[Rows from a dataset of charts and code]
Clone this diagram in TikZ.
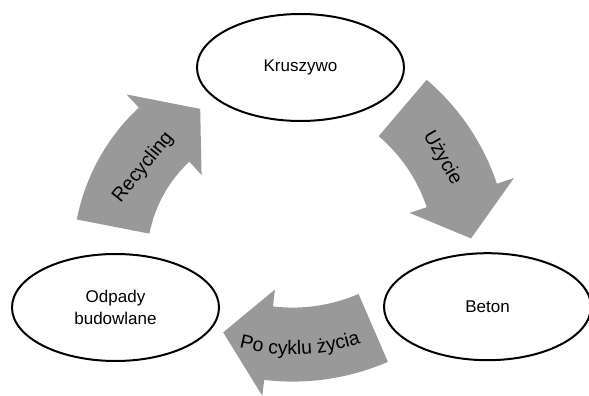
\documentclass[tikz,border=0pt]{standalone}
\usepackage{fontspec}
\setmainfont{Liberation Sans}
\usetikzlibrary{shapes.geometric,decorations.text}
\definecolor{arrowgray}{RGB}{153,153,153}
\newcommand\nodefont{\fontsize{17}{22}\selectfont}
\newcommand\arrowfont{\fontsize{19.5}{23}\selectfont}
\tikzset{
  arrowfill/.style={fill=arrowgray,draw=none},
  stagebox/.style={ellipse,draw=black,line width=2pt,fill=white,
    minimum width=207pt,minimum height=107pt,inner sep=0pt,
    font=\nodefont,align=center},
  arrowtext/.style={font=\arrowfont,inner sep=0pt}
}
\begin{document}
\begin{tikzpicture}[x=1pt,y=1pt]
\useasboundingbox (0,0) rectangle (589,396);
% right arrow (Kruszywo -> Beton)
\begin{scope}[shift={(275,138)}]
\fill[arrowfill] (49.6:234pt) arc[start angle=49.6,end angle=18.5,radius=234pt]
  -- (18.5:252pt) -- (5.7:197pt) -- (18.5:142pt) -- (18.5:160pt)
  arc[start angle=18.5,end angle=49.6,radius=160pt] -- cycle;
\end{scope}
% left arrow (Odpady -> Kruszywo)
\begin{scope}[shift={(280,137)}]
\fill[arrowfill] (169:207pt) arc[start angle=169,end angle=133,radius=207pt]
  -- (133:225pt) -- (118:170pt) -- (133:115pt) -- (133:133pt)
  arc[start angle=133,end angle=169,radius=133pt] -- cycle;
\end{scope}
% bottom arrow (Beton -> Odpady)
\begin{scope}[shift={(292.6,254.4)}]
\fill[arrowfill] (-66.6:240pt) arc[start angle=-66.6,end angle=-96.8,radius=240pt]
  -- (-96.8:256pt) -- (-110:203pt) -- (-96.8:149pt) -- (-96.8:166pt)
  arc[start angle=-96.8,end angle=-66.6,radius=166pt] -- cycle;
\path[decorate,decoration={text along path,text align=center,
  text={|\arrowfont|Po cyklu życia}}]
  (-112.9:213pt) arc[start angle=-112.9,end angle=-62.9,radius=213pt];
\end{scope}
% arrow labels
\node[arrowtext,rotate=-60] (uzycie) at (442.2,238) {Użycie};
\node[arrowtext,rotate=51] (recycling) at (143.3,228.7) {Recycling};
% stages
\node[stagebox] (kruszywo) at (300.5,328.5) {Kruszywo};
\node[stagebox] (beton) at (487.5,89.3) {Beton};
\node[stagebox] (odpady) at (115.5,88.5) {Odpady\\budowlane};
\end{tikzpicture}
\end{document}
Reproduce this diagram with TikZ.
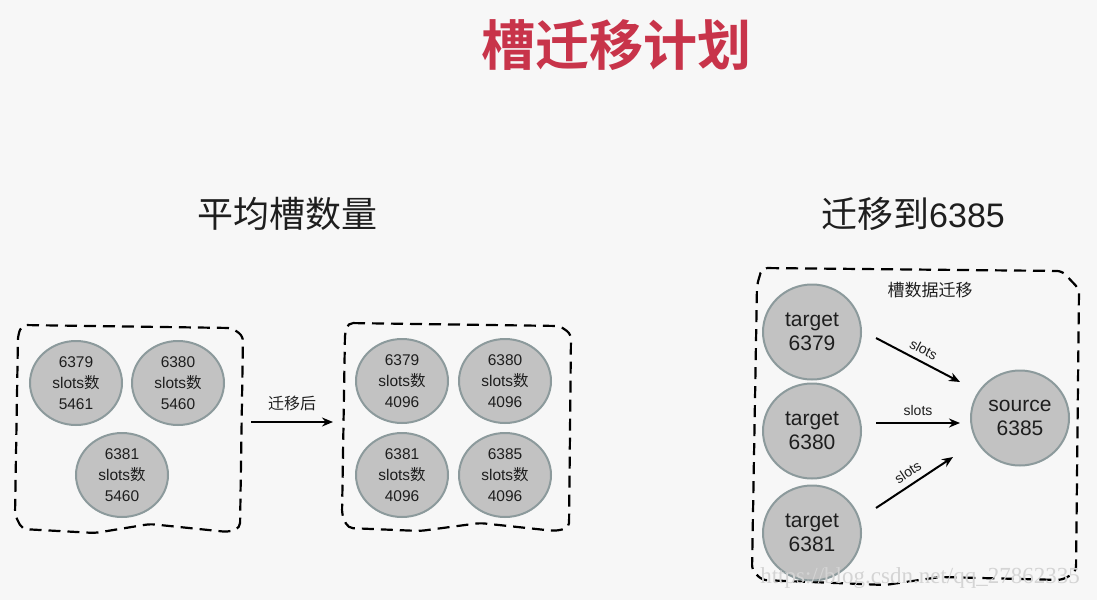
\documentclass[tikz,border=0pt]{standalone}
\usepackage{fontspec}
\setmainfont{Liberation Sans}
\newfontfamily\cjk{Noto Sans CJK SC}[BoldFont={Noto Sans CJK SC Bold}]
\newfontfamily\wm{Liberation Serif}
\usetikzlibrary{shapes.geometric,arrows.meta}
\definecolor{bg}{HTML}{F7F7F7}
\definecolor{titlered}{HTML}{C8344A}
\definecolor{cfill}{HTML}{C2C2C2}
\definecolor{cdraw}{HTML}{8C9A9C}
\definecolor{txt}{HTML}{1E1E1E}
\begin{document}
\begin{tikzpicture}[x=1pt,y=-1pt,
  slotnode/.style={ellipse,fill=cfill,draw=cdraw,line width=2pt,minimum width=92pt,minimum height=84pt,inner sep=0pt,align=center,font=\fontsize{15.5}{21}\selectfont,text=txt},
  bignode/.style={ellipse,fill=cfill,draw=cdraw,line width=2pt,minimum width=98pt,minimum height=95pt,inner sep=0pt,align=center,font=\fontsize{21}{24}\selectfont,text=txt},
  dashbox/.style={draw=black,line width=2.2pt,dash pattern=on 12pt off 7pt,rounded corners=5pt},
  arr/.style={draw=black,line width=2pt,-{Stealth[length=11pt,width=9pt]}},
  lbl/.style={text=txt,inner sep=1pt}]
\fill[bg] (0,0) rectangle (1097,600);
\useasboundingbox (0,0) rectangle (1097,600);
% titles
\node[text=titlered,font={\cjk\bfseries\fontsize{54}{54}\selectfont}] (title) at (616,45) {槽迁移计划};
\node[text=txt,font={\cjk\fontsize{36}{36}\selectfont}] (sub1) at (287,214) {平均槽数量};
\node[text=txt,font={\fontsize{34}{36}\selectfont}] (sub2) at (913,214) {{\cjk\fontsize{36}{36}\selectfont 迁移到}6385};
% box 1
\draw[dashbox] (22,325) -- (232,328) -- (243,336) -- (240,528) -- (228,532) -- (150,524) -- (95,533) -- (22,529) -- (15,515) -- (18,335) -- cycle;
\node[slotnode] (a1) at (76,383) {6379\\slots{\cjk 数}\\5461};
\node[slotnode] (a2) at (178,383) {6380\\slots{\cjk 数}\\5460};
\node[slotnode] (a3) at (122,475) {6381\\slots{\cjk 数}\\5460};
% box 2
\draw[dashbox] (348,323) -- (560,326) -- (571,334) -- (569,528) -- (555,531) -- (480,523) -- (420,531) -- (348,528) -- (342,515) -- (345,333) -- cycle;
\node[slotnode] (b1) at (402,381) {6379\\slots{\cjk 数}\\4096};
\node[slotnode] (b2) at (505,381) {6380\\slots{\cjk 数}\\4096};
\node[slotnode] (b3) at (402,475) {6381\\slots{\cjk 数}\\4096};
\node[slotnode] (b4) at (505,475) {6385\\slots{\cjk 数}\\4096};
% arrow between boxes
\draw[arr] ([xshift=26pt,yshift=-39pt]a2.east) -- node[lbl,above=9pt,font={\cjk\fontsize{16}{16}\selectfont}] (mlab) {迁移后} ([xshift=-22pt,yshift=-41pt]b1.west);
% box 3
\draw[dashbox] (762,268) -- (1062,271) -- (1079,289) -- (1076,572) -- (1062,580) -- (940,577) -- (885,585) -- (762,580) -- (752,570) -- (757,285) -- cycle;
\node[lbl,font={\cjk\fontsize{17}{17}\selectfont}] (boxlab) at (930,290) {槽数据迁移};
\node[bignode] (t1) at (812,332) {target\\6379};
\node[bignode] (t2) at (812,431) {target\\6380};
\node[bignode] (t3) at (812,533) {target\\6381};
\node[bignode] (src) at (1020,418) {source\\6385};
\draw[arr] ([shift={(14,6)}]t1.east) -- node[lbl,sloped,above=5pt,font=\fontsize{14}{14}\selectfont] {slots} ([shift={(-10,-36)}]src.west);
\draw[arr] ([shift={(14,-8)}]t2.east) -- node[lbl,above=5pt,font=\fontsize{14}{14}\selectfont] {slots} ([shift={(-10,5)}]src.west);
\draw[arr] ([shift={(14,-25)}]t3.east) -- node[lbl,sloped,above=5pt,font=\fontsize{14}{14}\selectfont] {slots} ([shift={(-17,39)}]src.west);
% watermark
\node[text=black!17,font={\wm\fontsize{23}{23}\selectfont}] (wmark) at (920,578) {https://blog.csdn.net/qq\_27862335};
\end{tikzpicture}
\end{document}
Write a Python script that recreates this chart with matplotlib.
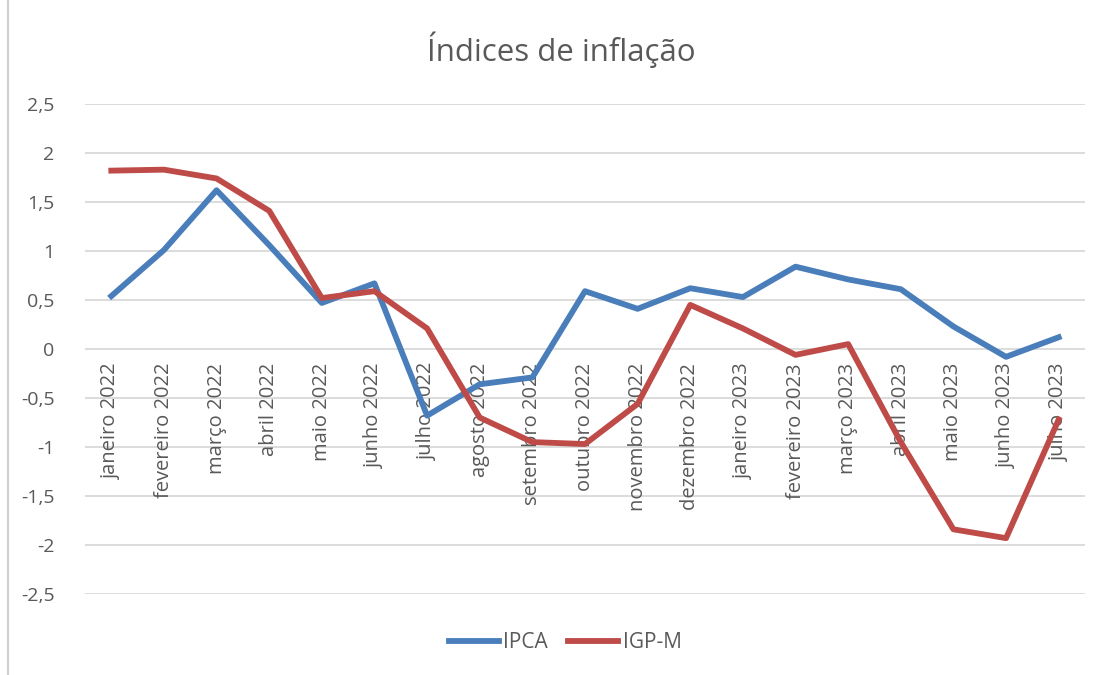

- _Instructions to follow_:
Go through the records. Copy each line where "with" appears.

- _Answer to the exercise_:
Reproduce this diagram with TikZ.
Write a Python script that recreates this chart with matplotlib.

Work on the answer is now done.